A bill filed last week would seem to make it harder to sue law enforcement officers for using excessive force, making “excessive force” a term not subject to the policies of an individual agency.

House Bill 2328, authored by Rep. Kevin McDugle, R-Broken Arrow, and Josh West, R-Grove, would amend Oklahoma’s current statute defining excessive force and removes a portion that holds peace officers subject to state law “to the same degree as any other citizen.”

You can read the bill for yourself here. Like I’ve said before, coming from a police family I can understand the need for officers to be able to protect themselves. Law enforcement is often a thankless job with long hours and fewer donuts than you’d think. But for a state that had more police involved shootings in 2018 than the entire Kingdom of Great Britain had in the last 10 years combined, I don’t think our problem is officers not having enough authority to protect themselves. It just doesn’t seem like they have the right training to use it.

Spencer Bryan, a Tulsa attorney with experience in filing excessive force cases, called the proposed change to the law “very disingenuous.”

Bryan said the change would essentially take away legal remedies for people injured by a law enforcement officer who was violating policy.

“It’s pretty interesting that they want to strip this language out. Bryan said. “It seems obvious what they want to do. They want to inject this more elastic language … to justify more policy violations.”

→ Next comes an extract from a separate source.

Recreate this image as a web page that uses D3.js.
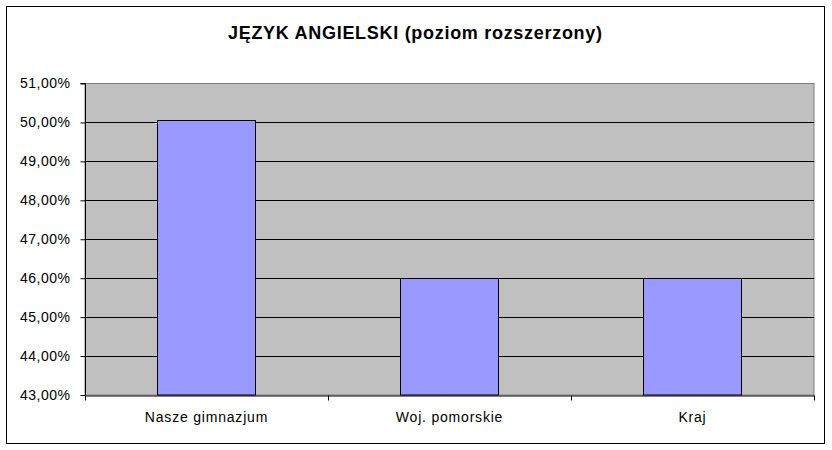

The Frontier goes on to state that data on excessive force complaints is scarce because it is often not reported outside of the agency in which it occurred. So being that we don’t have the actual data, maybe it’s really the case that most officers are acting ethically, so many complaints are unfounded. If that’s the case, then it makes sense to give an extra layer of legal protection to our officers. Maybe lawmakers should pass a bill mandating all excessive force complaints be public knowledge so the general public can know just how ethical their law enforcement agencies are really acting. It sounds like something our lawmakers may need to know when they are writing our legislation.